** Start **

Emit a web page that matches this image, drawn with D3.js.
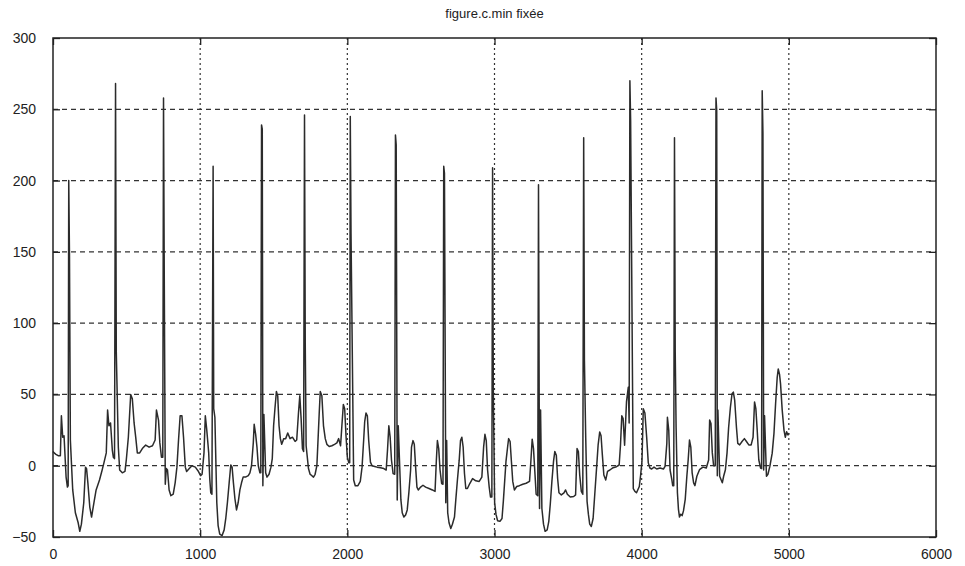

** End **
** Start **

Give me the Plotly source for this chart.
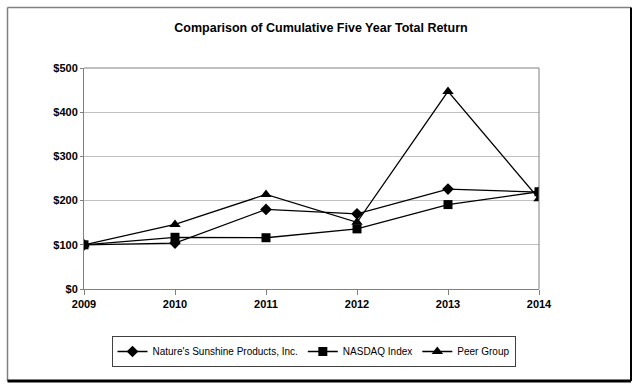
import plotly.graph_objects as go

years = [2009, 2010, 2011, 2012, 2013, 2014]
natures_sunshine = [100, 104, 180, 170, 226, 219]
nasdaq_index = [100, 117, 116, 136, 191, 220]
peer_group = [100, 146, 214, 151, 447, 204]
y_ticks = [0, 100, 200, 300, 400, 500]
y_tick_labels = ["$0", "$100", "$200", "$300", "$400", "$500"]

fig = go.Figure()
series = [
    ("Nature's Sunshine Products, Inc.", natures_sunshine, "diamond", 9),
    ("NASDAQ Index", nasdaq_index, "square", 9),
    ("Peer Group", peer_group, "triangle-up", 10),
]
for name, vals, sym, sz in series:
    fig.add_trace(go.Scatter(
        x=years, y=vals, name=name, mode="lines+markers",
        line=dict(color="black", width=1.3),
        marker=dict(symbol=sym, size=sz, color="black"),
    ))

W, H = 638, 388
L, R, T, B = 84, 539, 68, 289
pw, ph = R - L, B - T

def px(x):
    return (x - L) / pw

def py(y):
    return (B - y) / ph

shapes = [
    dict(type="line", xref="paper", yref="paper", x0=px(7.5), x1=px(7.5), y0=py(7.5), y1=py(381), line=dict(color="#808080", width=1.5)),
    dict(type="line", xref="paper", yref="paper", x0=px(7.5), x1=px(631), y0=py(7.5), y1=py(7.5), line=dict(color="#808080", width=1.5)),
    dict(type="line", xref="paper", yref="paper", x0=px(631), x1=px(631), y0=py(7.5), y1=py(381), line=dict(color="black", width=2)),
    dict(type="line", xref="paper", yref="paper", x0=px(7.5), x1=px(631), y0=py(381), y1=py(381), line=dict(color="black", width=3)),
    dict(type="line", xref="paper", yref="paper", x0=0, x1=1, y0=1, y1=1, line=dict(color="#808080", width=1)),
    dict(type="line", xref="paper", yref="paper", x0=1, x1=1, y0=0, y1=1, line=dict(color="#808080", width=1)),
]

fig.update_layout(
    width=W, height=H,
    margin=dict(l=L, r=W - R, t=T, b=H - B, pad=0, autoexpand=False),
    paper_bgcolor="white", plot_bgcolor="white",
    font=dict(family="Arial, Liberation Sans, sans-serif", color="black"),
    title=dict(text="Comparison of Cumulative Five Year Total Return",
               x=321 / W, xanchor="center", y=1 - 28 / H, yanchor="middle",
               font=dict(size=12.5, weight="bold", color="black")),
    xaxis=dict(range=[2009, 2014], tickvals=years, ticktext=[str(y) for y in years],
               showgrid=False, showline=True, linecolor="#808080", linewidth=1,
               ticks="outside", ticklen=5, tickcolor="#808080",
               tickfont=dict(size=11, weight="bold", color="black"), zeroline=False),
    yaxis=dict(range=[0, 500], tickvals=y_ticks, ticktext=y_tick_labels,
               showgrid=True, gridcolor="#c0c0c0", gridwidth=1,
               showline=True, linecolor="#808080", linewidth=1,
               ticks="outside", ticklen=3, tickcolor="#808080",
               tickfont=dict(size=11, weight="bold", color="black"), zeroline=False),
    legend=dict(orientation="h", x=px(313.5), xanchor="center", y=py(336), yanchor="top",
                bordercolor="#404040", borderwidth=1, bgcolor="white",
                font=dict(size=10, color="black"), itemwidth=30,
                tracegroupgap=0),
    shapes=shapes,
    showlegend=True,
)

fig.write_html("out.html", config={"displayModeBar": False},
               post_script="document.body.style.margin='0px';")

** End **

* [AIM] Identify lines with the string "this". Copy each one.

* [WORKED ANSWER]
Emit a web page that matches this image, drawn with D3.js.
Give me the Plotly source for this chart.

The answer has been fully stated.